Вообще-то лето в дошкольный период было для меня не всегда самым радостным временем года, так как иногда матери просто некуда было меня деть, к бабкам своим я не мог поехать или по малости возраста, или потому, что некогда им было со мной вошкаться, или по каким-то другим причинам. Читать я ещё не умел, из игрушек у меня была только деревянная пирамидка с кольцами и кубики. Поесть мне, наверно, что-нибудь оставляли. Помню, слонялся по комнатам, смотрел в окно, пытался играть во что-то, бесцельно ходил, ходил, ходил по нашим комнаткам, что-то ныл себе под нос, разговаривал сам с собой. Очень тогда меня выручал наш балкончик: если там долго стоять, то можно было дождаться соседа или соседку и поздороваться, и тогда, если повезёт, то кто-то, может быть, со мной и поговорит. Иногда я залезал на кровать и засыпал, так быстрее проходило время.

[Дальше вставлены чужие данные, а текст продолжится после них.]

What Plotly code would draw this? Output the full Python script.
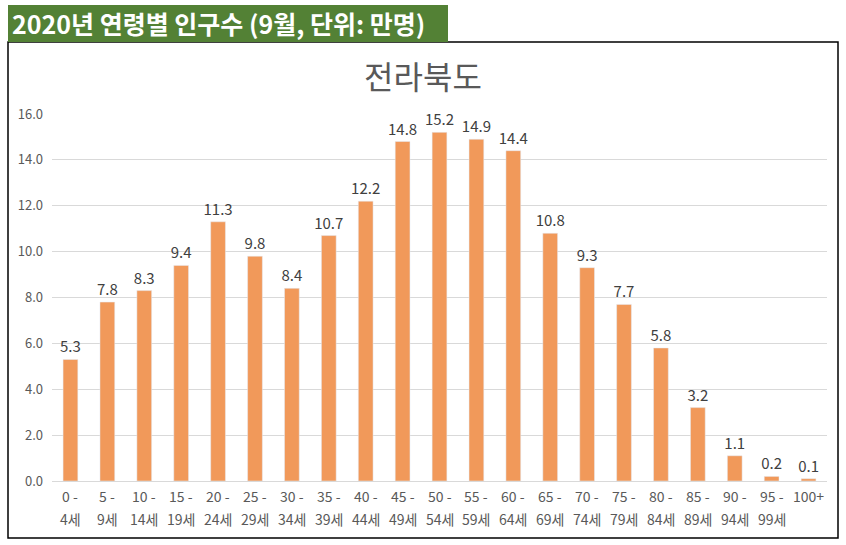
import plotly.graph_objects as go

# 전라북도 연령별 인구수 (2020년 9월, 단위: 만명)
age_top = ["0 -", "5 -", "10 -", "15 -", "20 -", "25 -", "30 -", "35 -", "40 -", "45 -",
           "50 -", "55 -", "60 -", "65 -", "70 -", "75 -", "80 -", "85 -", "90 -", "95 -",
           "100+"]
age_bottom = ["4세", "9세", "14세", "19세", "24세", "29세", "34세", "39세", "44세", "49세",
              "54세", "59세", "64세", "69세", "74세", "79세", "84세", "89세", "94세", "99세",
              ""]
population = [5.3, 7.8, 8.3, 9.4, 11.3, 9.8, 8.4, 10.7, 12.2, 14.8,
              15.2, 14.9, 14.4, 10.8, 9.3, 7.7, 5.8, 3.2, 1.1, 0.2, 0.1]
y_ticks = [0, 2, 4, 6, 8, 10, 12, 14, 16]

W, H = 846, 545
ML, MR, MT, MB = 52, 19, 114, 64
PW, PH = W - ML - MR, H - MT - MB


def px_x(x):
    return (x - ML) / PW


def px_y(y):
    return (H - MB - y) / PH


FONT = "Noto Sans CJK KR"
cats = list(range(len(age_top)))

fig = go.Figure(
    go.Bar(
        x=cats,
        y=population,
        marker_color="#F1995A",
        text=[f"{v:.1f}" for v in population],
        textposition="outside",
        constraintext="none",
        textfont=dict(size=15, color="#404040", family=FONT),
        cliponaxis=False,
        hoverinfo="skip",
    )
)

# x 라벨 두 줄 (엑셀처럼 줄 간격 넓게)
annotations = []
for i in cats:
    annotations.append(dict(text=age_top[i], xref="x", yref="paper", x=i, y=px_y(496),
                            xanchor="center", yanchor="middle", showarrow=False,
                            font=dict(size=14, color="#595959", family=FONT)))
    if age_bottom[i]:
        annotations.append(dict(text=age_bottom[i], xref="x", yref="paper", x=i, y=px_y(519),
                                xanchor="center", yanchor="middle", showarrow=False,
                                font=dict(size=14, color="#595959", family=FONT)))

annotations.append(dict(text="<b>2020년 연령별 인구수 (9월, 단위: 만명)</b>",
                        xref="paper", yref="paper", x=px_x(10), y=px_y(23),
                        xanchor="left", yanchor="middle", showarrow=False,
                        font=dict(size=25, color="white", family=FONT)))

fig.update_layout(
    width=W,
    height=H,
    margin=dict(l=ML, r=MR, t=MT, b=MB),
    paper_bgcolor="white",
    plot_bgcolor="white",
    bargap=0.6,
    showlegend=False,
    font=dict(family=FONT, color="#595959"),
    title=dict(
        text="전라북도",
        x=0.5,
        xanchor="center",
        y=1 - 78 / H,
        yanchor="middle",
        font=dict(size=32, color="#595959", family=FONT),
    ),
    xaxis=dict(
        tickvals=cats,
        range=[-0.5, len(cats) - 0.5],
        showgrid=False,
        showline=True,
        linecolor="#d9d9d9",
        ticks="",
        showticklabels=False,
    ),
    yaxis=dict(
        range=[0, 16],
        tickvals=y_ticks,
        ticktext=[f"{v:.1f}" for v in y_ticks],
        showgrid=True,
        gridcolor="#d9d9d9",
        zeroline=False,
        ticks="",
        tickfont=dict(size=13, color="#595959"),
        ticklabelstandoff=8,
    ),
    shapes=[
        dict(type="rect", xref="paper", yref="paper",
             x0=px_x(8), x1=px_x(838), y0=px_y(538), y1=px_y(42),
             line=dict(color="black", width=1.5), layer="below"),
        dict(type="rect", xref="paper", yref="paper",
             x0=px_x(8), x1=px_x(448), y0=px_y(42), y1=px_y(5),
             fillcolor="#538135", line=dict(width=0)),
    ],
    annotations=annotations,
)

fig.write_html("out.html", config={"displayModeBar": False},
               post_script="document.body.style.margin = '0';")
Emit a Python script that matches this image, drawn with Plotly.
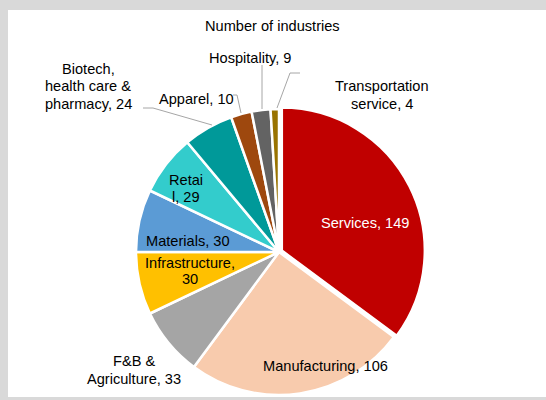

Надо сказать, что я в детстве был скрупулёзный аккуратист, никто меня к этому не понуждал и не приучал, но, забираясь на кровать, я ставил тапочки у кровати так, чтобы их носочки были строго параллельны линии кровати. Забравшись, я обязательно смотрел вниз, ровно ли они стоят, и если нет, то обязательно спускался вниз и исправлял недостаток. В один из дней, решив подремать и выполнив все свои манипуляции с тапками я по привычке посмотрел вниз и увидел, что из-под кровати на меня глядит какая-то рожа, остриженная «под солдата», с круглыми глазами. Я оцепенел от испуга, лёг, не дыша, на кровать и лежал так, пока не заснул. По теперешнему моему размышлению, я просто потихонечку сходил с ума. Мама, придя, показала мне, что под кроватью никого нет, и сам я глядел и видел, что там нет никого, и всё мне растолковали и я согласился, но… Но он же был. Ведь я же его видел, и ко всем моим бедам одиночества моего заточения присоединился страх, страх снова увидеть эту рожу. Потом я вспомнил, где видел эту страшную подкроватную рожу – в зеркале.